Stendhal dit que chaque homme a sa façon à lui d'aller à la chasse au bonheur. C'est ce qu'on appelle son caractère.


« Je conclus de ce souvenir, si présent à mes yeux, qu'en 1793, il y a quarante-deux ans, j'allais à la chasse au bonheur précisément comme aujourd'hui ; en d'autres termes plus communs, mon caractère était absolument le même qu'aujourd'hui. »


Benjamin Constant tire du sentiment de son unicité cette conclusion pratique:


« En réfléchissant à ma position, je me dis qu'il faut s'arranger selon ses besoins et son caractère; c'est duperie que de faire autrement.
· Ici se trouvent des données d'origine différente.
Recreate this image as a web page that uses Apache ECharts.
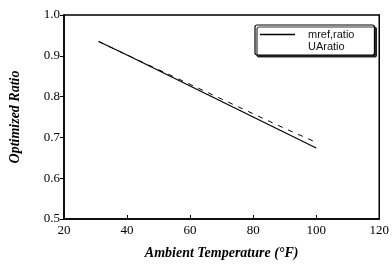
<!DOCTYPE html>
<html>
<head>
<meta charset="utf-8">
<script src="https://cdn.jsdelivr.net/npm/echarts@6/dist/echarts.min.js"></script>
<style>
  html, body { margin: 0; padding: 0; background: #fff; }
  #chart { width: 392px; height: 270px; }
</style>
</head>
<body>
<div id="chart"></div>
<script>
// values
var temps = [31, 40, 50, 60, 70, 80, 90, 100];
var mrefRatio = [0.935, 0.902, 0.864, 0.826, 0.788, 0.750, 0.712, 0.674];
var uaRatio = [0.935, 0.902, 0.866, 0.830, 0.794, 0.758, 0.722, 0.688];
var seriesNames = ['mref,ratio', 'UAratio'];

function pairs(xs, ys) {
    var out = [];
    for (var i = 0; i < xs.length; i++) {
        out.push([xs[i], ys[i]]);
    }
    return out;
}

var serif = 'Liberation Serif';
var chart = echarts.init(document.getElementById('chart'));

var options = {
    animation: false,
    backgroundColor: '#fff',
    grid: {
        left: 61,
        right: 10,
        top: 15,
        bottom: 51,
        show: true,
        borderColor: '#000',
        borderWidth: 1.5
    },
    legend: {
        orient: 'vertical',
        left: 255,
        top: 25,
        padding: [4, 20, 3, 5],
        itemGap: 1,
        itemWidth: 35,
        itemHeight: 1.3,
        icon: 'rect',
        backgroundColor: '#fff',
        borderColor: '#000',
        borderWidth: 1.2,
        borderRadius: 2,
        shadowColor: 'rgba(0,0,0,0.8)',
        shadowOffsetX: 2,
        shadowOffsetY: 2,
        shadowBlur: 0,
        textStyle: {
            fontFamily: 'Liberation Sans',
            fontSize: 11,
            color: '#111',
            padding: [0, 0, 0, 8]
        },
        data: [
            { name: seriesNames[0] },
            { name: seriesNames[1], itemStyle: { opacity: 0 } }
        ]
    },
    xAxis: {
        type: 'value',
        min: 20,
        max: 120,
        interval: 20,
        name: 'Ambient Temperature (°F)',
        nameLocation: 'middle',
        nameGap: 27,
        nameTextStyle: {
            fontFamily: serif,
            fontStyle: 'italic',
            fontWeight: 'bold',
            fontSize: 14,
            color: '#000'
        },
        axisLine: { onZero: false, lineStyle: { color: '#000', width: 1.5 } },
        axisTick: { inside: true, length: 4, lineStyle: { color: '#000' } },
        axisLabel: { fontFamily: serif, fontSize: 13, color: '#000', margin: 5 },
        splitLine: { show: false }
    },
    yAxis: {
        type: 'value',
        min: 0.5,
        max: 1.0,
        interval: 0.1,
        name: 'Optimized Ratio',
        nameLocation: 'middle',
        nameGap: 42,
        nameTextStyle: {
            fontFamily: serif,
            fontStyle: 'italic',
            fontWeight: 'bold',
            fontSize: 14,
            color: '#000'
        },
        axisLine: { onZero: false, lineStyle: { color: '#000', width: 1.5 } },
        axisTick: { inside: false, length: 4, lineStyle: { color: '#000' } },
        axisLabel: {
            fontFamily: serif,
            fontSize: 13,
            color: '#000',
            margin: 4,
            formatter: function (v) { return v.toFixed(1); }
        },
        splitLine: { show: false }
    },
    series: [
        {
            name: seriesNames[0],
            type: 'line',
            symbol: 'none',
            data: pairs(temps, mrefRatio),
            lineStyle: { color: '#000', width: 1.2 },
            itemStyle: { color: '#000' }
        },
        {
            name: seriesNames[1],
            type: 'line',
            symbol: 'none',
            data: pairs(temps, uaRatio),
            lineStyle: { color: '#000', width: 1, type: [5, 6] },
            itemStyle: { color: '#000' }
        }
    ]
};

chart.setOption(options);
</script>
</body>
</html>
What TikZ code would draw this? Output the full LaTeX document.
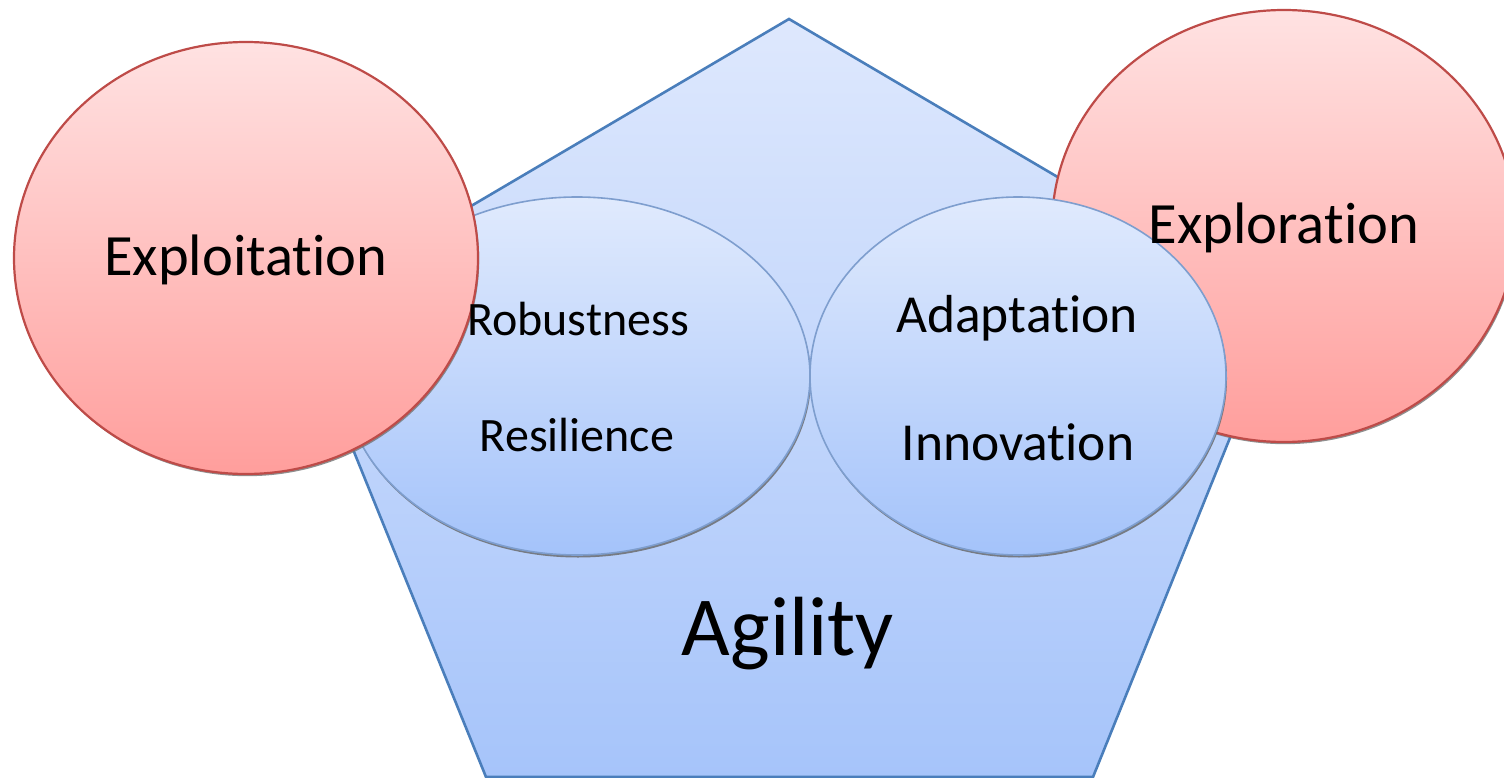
\documentclass[tikz,border=0pt]{standalone}
\usepackage{fontspec}
\setmainfont{Carlito}[RawFeature=-liga]
\usetikzlibrary{shapes.geometric,shadows}
\definecolor{pentline}{HTML}{4A7EBB}
\definecolor{penttop}{RGB}{222,232,253}
\definecolor{pentbot}{RGB}{166,196,250}
\definecolor{redline}{HTML}{BE4B48}
\definecolor{redtop}{RGB}{255,226,226}
\definecolor{redbot}{RGB}{255,158,156}
\definecolor{ellline}{HTML}{7E9ECE}
\definecolor{elltop}{RGB}{224,234,253}
\definecolor{ellbot}{RGB}{164,195,250}
\tikzset{
  pent/.style={draw=pentline, line width=2.6pt, line join=miter, top color=penttop, bottom color=pentbot},
  redball/.style={ellipse, inner sep=0pt, minimum width=464pt, minimum height=432pt,
    draw=redline, line width=2.2pt, top color=redtop, bottom color=redbot,
    drop shadow={shadow xshift=1.2pt, shadow yshift=-2.2pt, fill=black!55, opacity=0.8}},
  innerell/.style={ellipse, inner sep=0pt, draw=ellline, line width=1.6pt, top color=elltop, bottom color=ellbot,
    drop shadow={shadow xshift=1pt, shadow yshift=-2.5pt, fill=black!60, opacity=0.8}},
  lbl/.style={anchor=base, inner sep=0pt, text=black},
}
\begin{document}
\begin{tikzpicture}[x=1pt,y=-1pt]
\useasboundingbox (0,0) rectangle (1504,778);
% pentagon
\coordinate (pa) at (789,19);
\coordinate (pb) at (1282,309);
\coordinate (pc) at (1093,777);
\coordinate (pd) at (486,777);
\coordinate (pe) at (296,309);
\draw[pent] (pa) -- (pb) -- (pc) -- (pd) -- (pe) -- cycle;
% exploration circle (behind right ellipse)
\node[redball] (explore) at (1284,226) {};
% inner ellipses
\node[innerell, minimum width=466pt, minimum height=358pt] (leftell) at (577,376) {};
\node[innerell, minimum width=416pt, minimum height=358pt] (rightell) at (1018,376) {};
% exploitation circle
\node[redball] (exploit) at (246,258) {};
% labels
\node[lbl, font=\fontsize{58.5}{64}\selectfont] (texploit) at (246,275) {Exploitation};
\node[lbl, font=\fontsize{58.5}{64}\selectfont] (texplore) at (1284,243) {Exploration};
\node[lbl, font=\fontsize{48}{54}\selectfont] (trobust) at (578,335) {Robustness};
\node[lbl, font=\fontsize{48}{54}\selectfont] (tresil) at (577,451) {Resilience};
\node[lbl, font=\fontsize{53.5}{60}\selectfont] (tadapt) at (1017,332) {Adaptation};
\node[lbl, font=\fontsize{53.5}{60}\selectfont] (tinnov) at (1018,460) {Innovation};
\node[lbl, font=\fontsize{84}{92}\selectfont] (tagil) at (788,655) {Agility};
\end{tikzpicture}
\end{document}
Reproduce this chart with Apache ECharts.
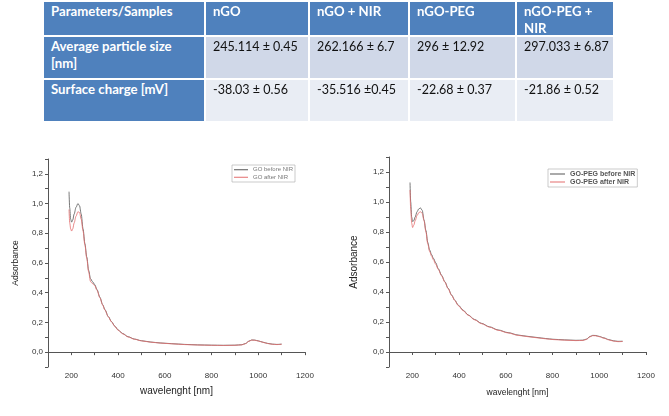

On n'est bien connu que de soi. Il y a entre les autres et soi une barrière invisible; l'illusion seule de la jeunesse peut croire à la possibilité de la voir disparaître. Elle se relève toujours. »


On le voit, Stirner n'a pas inventé le sentiment de l'unicité, s'il a inventé le mot. Ce sentiment se confond avec le sentiment même de l'individualité. Être individualiste; c'est se complaire dans le sentiment, non pas même de sa supériorité, mais de sa "différence", de son unicité. Et cela dans n'importe quelles conjonctures, même les plus adverses ou même les plus affreuses.


Il est telle espèce d'hommes qui, frappés par le sort, honnis par la tourbe des imbéciles, engagés dans une de ces impasses de la vie où il semble qu'on doive toucher à l'extrême désespoir, précisément dans ce moment, trouvent une exaltation de force et d'orgueil dans le sentiment de leur moi et ne voudraient pas changer ce moi contre n'importe quel autre, tant favorisé fût ce dernier moi par la fortune ou par les hommes.


L'individualiste fait résider toute sa valeur et tout son bien non.dans ce qu'il possède, ni dans ce qu'il représente, mais dans ce qu'il est."